There is no answer to this question. That triangle cannot exist.
Keep in mind the rule that triangles must follow - any two of the sides must always add up to a number greater than the length of the third side. For example, if you had a triangle with sides of lengths 3, 4 and 5: 3 and 5 added is 8, which is greater than 4; 3 and 4 added is 7, which is greater than 5, etc.
In this question, we have a triangle with a perimeter of 4 and one side is 2 feet shorter than another. Let's make up side lengths in order to prove that this is not a real triangle; I'll say that one of the sides is 2.1 ft, and the one that is 2 feet shorter will be 0.1 ft.
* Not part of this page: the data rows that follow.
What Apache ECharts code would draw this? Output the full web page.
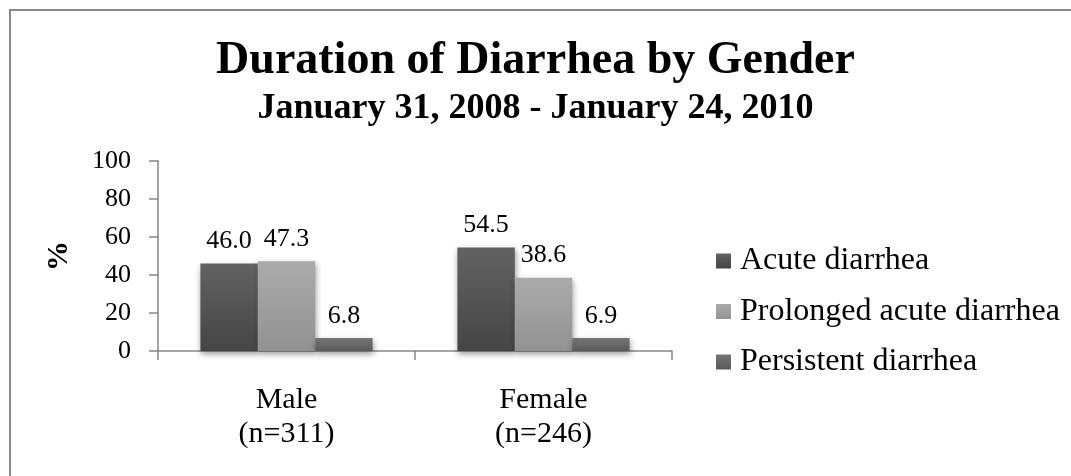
<!DOCTYPE html>
<html>
<head>
<meta charset="utf-8">
<script src="https://cdn.jsdelivr.net/npm/echarts@6/dist/echarts.min.js"></script>
<style>
html,body{margin:0;padding:0;background:#fff;}
#chart{width:1071px;height:476px;}
</style>
</head>
<body>
<div id="chart"></div>
<script>
var titleText = 'Duration of Diarrhea by Gender';
var subtitleText = 'January 31, 2008 - January 24, 2010';
var categories = ['Male\n(n=311)', 'Female\n(n=246)'];
var seriesNames = ['Acute diarrhea', 'Prolonged acute diarrhea', 'Persistent diarrhea'];
var acuteValues = [46.0, 54.5];
var prolongedValues = [47.3, 38.6];
var persistentValues = [6.8, 6.9];
var yTicks = [0, 20, 40, 60, 80, 100];

var FONT = '"Liberation Serif", "Times New Roman", serif';
function grad(top, bottom) {
  return new echarts.graphic.LinearGradient(0, 0, 0, 1, [
    { offset: 0, color: top }, { offset: 1, color: bottom }
  ]);
}
var colors = [grad('#626262', '#454545'), grad('#ababab', '#929292'), grad('#757575', '#5a5a5a')];
var valueLists = [acuteValues, prolongedValues, persistentValues];

var chart = echarts.init(document.getElementById('chart'), null, { renderer: 'canvas' });
var series = seriesNames.map(function (name, i) {
  return {
    name: name,
    type: 'bar',
    data: valueLists[i],
    barGap: '0%',
    barCategoryGap: '33%',
    itemStyle: {
      color: colors[i],
      shadowBlur: 6,
      shadowColor: 'rgba(0,0,0,0.4)',
      shadowOffsetX: 1,
      shadowOffsetY: 3
    },
    label: {
      show: true,
      position: 'top',
      distance: 9,
      formatter: function (p) { return p.value.toFixed(1); },
      fontFamily: FONT,
      fontSize: 26,
      color: '#000'
    },
    emphasis: { disabled: true }
  };
});

chart.setOption({
  animation: false,
  backgroundColor: '#fff',
  title: [
    { text: titleText, left: 'center', top: 38, padding: 0,
      textStyle: { fontFamily: FONT, fontSize: 46, fontWeight: 'bold', color: '#000', lineHeight: 46 } },
    { text: subtitleText, left: 'center', top: 91, padding: 0,
      textStyle: { fontFamily: FONT, fontSize: 36, fontWeight: 'bold', color: '#000', lineHeight: 36 } }
  ],
  graphic: [{
    type: 'rect', silent: true,
    shape: { x: 10, y: 10, width: 1200, height: 700 },
    style: { fill: 'none', stroke: '#8a8a8a', lineWidth: 2 }
  }],
  legend: {
    orient: 'vertical',
    left: 716, top: 245,
    itemWidth: 15, itemHeight: 15,
    itemGap: 18.5,
    icon: 'rect',
    padding: 0,
    selectedMode: false,
    textStyle: { fontFamily: FONT, fontSize: 32, lineHeight: 32, color: '#000', padding: [0, 0, 0, 4] },
    data: seriesNames
  },
  grid: { left: 158, right: 399, top: 161, bottom: 125, containLabel: false },
  xAxis: {
    type: 'category',
    data: categories,
    axisLine: { lineStyle: { color: '#868686', width: 1.5 } },
    axisTick: { show: true, length: 9, lineStyle: { color: '#868686', width: 1.5 } },
    axisLabel: { fontFamily: FONT, fontSize: 30, lineHeight: 34, color: '#000', margin: 32 }
  },
  yAxis: {
    type: 'value',
    min: 0, max: 100, interval: 20,
    name: '%',
    nameLocation: 'middle',
    nameGap: 84,
    nameTextStyle: { fontFamily: FONT, fontSize: 30, fontWeight: 'bold', color: '#000' },
    axisLine: { show: true, lineStyle: { color: '#868686', width: 1.5 } },
    axisTick: { show: true, length: 9, lineStyle: { color: '#868686', width: 1.5 } },
    splitLine: { show: false },
    axisLabel: {
      fontFamily: FONT, fontSize: 26, color: '#000', margin: 27,
      formatter: function (v) { return yTicks.indexOf(v) >= 0 ? String(v) : ''; }
    }
  },
  series: series
});
</script>
</body>
</html>
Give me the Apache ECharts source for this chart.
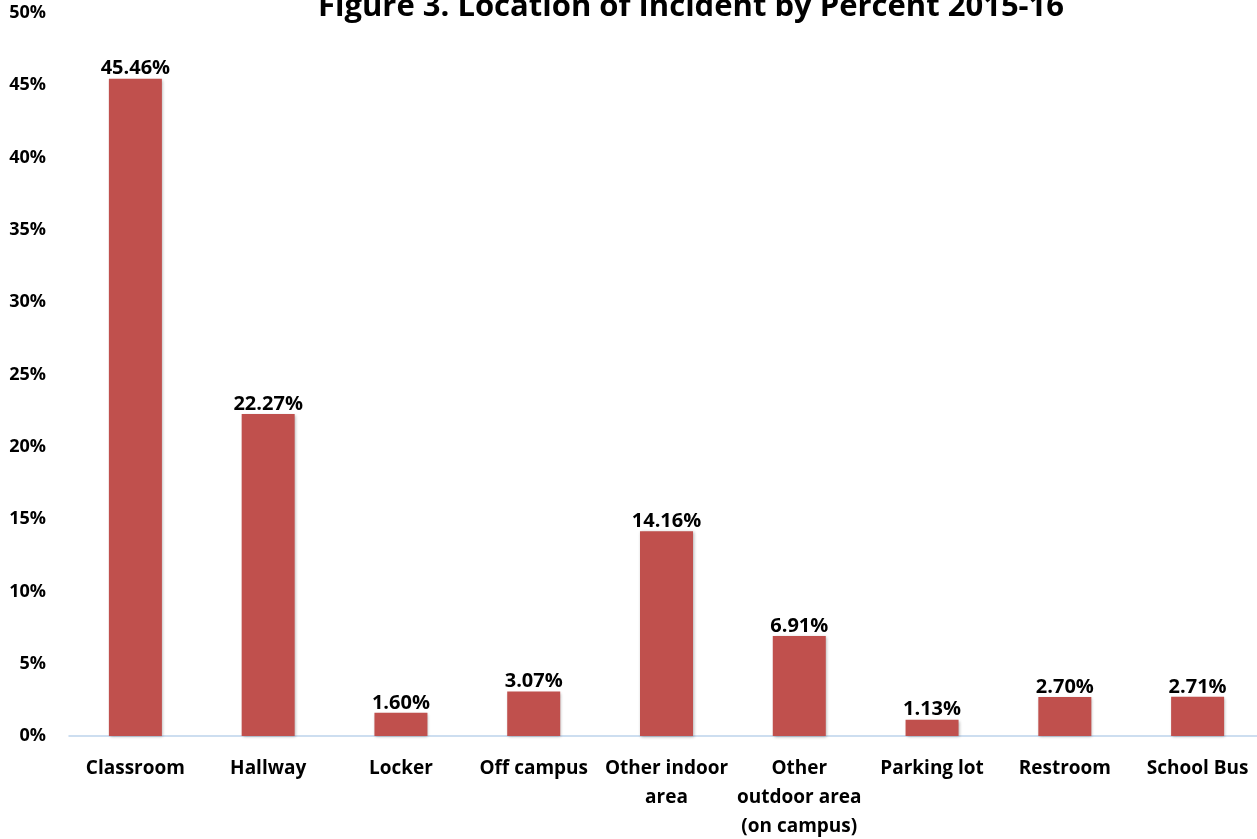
<!DOCTYPE html>
<html>
<head>
<meta charset="utf-8">
<script src="https://cdn.jsdelivr.net/npm/echarts@6/dist/echarts.min.js"></script>
<style>
  html,body{margin:0;padding:0;background:#fff;}
  #chart{width:1257px;height:839px;}
</style>
</head>
<body>
<div id="chart"></div>
<script>
// 地点分类与百分比
const locations = ["Classroom", "Hallway", "Locker", "Off campus", "Other indoor\narea", "Other\noutdoor area\n(on campus)", "Parking lot", "Restroom", "School Bus"];
const percents = [45.46, 22.27, 1.60, 3.07, 14.16, 6.91, 1.13, 2.70, 2.71];
const yTicks = [0, 5, 10, 15, 20, 25, 30, 35, 40, 45, 50];

const font = "'Open Sans', 'Liberation Sans', sans-serif";
const chart = echarts.init(document.getElementById("chart"));
chart.setOption({
    animation: false,
    title: {
        text: "Figure 3. Location of Incident by Percent 2015-16",
        left: 686,
        textAlign: "center",
        top: -13,
        textStyle: {fontFamily: font, fontSize: 31, fontWeight: "bold", color: "#000"}
    },
    grid: {left: 69, width: 1195, top: 13, bottom: 103, outerBoundsMode: "none"},
    xAxis: {
        type: "category",
        data: locations,
        axisLine: {lineStyle: {color: "#BDD3EC", width: 1.5}},
        axisTick: {show: false},
        axisLabel: {
            interval: 0,
            margin: 18,
            lineHeight: 29,
            fontFamily: font,
            fontSize: 19,
            fontWeight: "bold",
            color: "#000"
        }
    },
    yAxis: {
        type: "value",
        min: yTicks[0],
        max: yTicks[yTicks.length - 1],
        interval: 5,
        splitLine: {show: false},
        axisLine: {show: false},
        axisLabel: {
            margin: 23,
            formatter: "{value}%",
            fontFamily: font,
            fontSize: 18,
            fontWeight: "bold",
            color: "#000"
        }
    },
    series: [{
        type: "bar",
        data: percents,
        barWidth: 53,
        itemStyle: {
            color: "#C0504D",
            shadowColor: "rgba(0,0,0,0.3)",
            shadowBlur: 3,
            shadowOffsetX: 1,
            shadowOffsetY: 1
        },
        label: {
            show: true,
            position: "top",
            distance: 0,
            formatter: p => p.value.toFixed(2) + "%",
            fontFamily: font,
            fontSize: 20,
            fontWeight: "bold",
            color: "#000"
        }
    }]
});
</script>
</body>
</html>
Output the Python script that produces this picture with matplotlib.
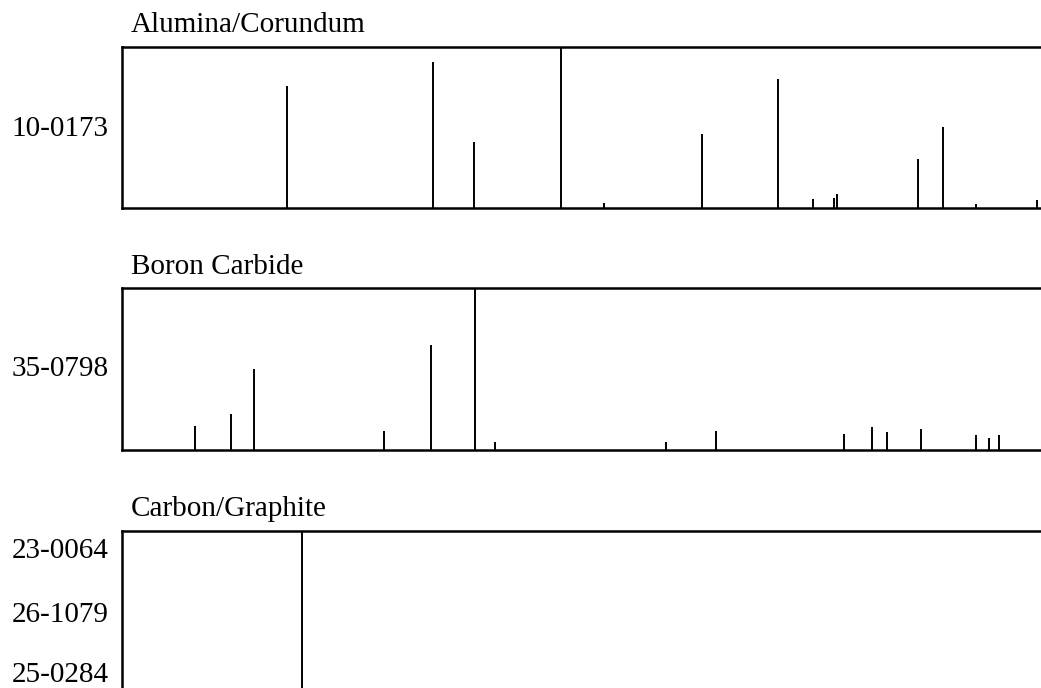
import numpy as np
import matplotlib
matplotlib.use("Agg")
import matplotlib.pyplot as plt

plt.rcParams['font.family'] = ['Liberation Serif', 'DejaVu Serif']

# stick patterns: 2-theta (deg) and relative intensity
alumina_2theta = [25.58, 35.10, 37.73, 43.39, 46.18, 52.55, 57.52, 59.76,
                  61.13, 61.34, 66.57, 68.23, 70.38, 74.30]
alumina_int = [0.755, 0.904, 0.405, 1.0, 0.03, 0.456, 0.80, 0.05,
               0.06, 0.085, 0.30, 0.50, 0.02, 0.045]

boron_2theta = [19.63, 21.97, 23.44, 31.86, 34.92, 37.77, 39.07, 50.23,
                53.44, 61.76, 63.62, 64.55, 66.78, 70.36, 71.20, 71.83]
boron_int = [0.15, 0.22, 0.50, 0.12, 0.65, 1.0, 0.05, 0.05,
             0.12, 0.10, 0.14, 0.11, 0.13, 0.09, 0.075, 0.09]

graphite_2theta = [26.56]
graphite_int = [1.0]

titles = ["Alumina/Corundum", "Boron Carbide", "Carbon/Graphite"]
cards = [["10-0173"], ["35-0798"], ["23-0064", "26-1079", "25-0284"]]

W, H = 1041, 688
fig = plt.figure(figsize=(W / 100, H / 100), dpi=100)

x0 = 14.86
deg_per_px = 0.064985
left_px, right_px = 122, 1100
xmax = x0 + (right_px - left_px) * deg_per_px

# panel tops/bottoms in pixels
panels = [(46.5, 207.5), (288.3, 450.0), (530.5, 691.5)]
data = [(alumina_2theta, alumina_int), (boron_2theta, boron_int),
        (graphite_2theta, graphite_int)]

for (top, bot), (xs, ys) in zip(panels, data):
    ax = fig.add_axes([left_px / W, (H - bot) / H, (right_px - left_px) / W, (bot - top) / H])
    ax.vlines(xs, 0, ys, color='black', linewidth=1.4)
    ax.set_xlim(x0, xmax)
    ax.set_ylim(0, 1)
    ax.set_xticks([])
    ax.set_yticks([])
    for s in ax.spines.values():
        s.set_linewidth(1.8)

# titles
for t, ypx in zip(titles, [25, 267, 509]):
    fig.text(131 / W, 1 - ypx / H, t, fontsize=21, ha='left', va='center')

# card numbers
label_y = [[129.5], [368.5], [551.5, 614.5, 674.5]]
for labs, yy in zip(cards, label_y):
    for lab, ypx in zip(labs, yy):
        fig.text(108.5 / W, 1 - ypx / H, lab, fontsize=21, ha='right', va='center')

fig.savefig("out.png", dpi=100)
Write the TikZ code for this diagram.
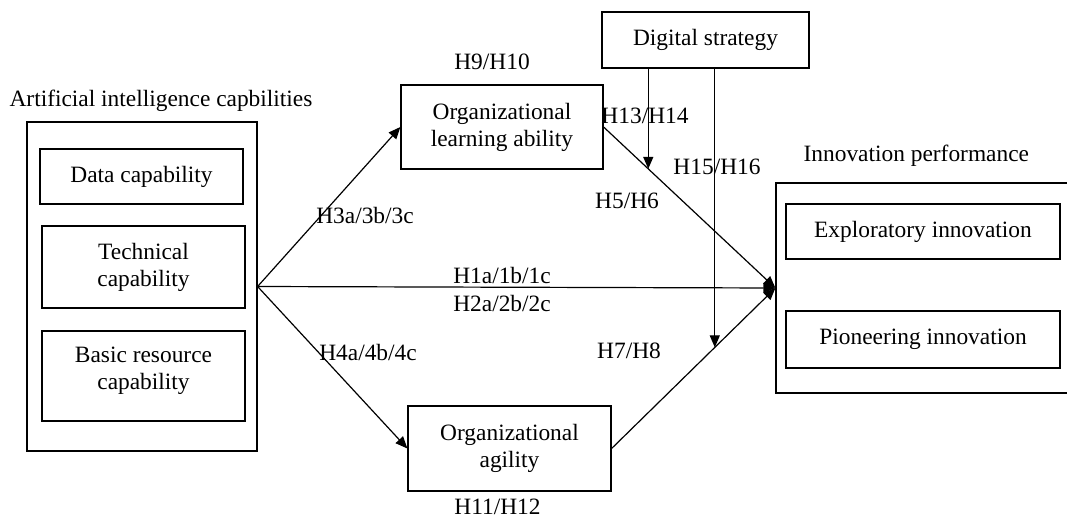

Those two sides add up to a total length of 2.2 ft. With a perimeter of 4 ft, that means that the remaining side must be 1.8 ft. Now let's test it. If we add the shorter sides (0.1 ft and 1.8 ft), we will have a length of 1.9 ft...which is not greater than 2.1 ft. Therefore, this triangle is not a real triangle.
2 years ago
Last edited at 2:27AM on 9/21/2011
You can't if you consider any side to be 2 feet less then any other. This way you will obtain one side to be zero. Try considering the longest side (i think it's name is hypotenuse - i mean the one that oppose the right angle, not the two of them that are the sides of the right angle) to be 2 feet longer than any other.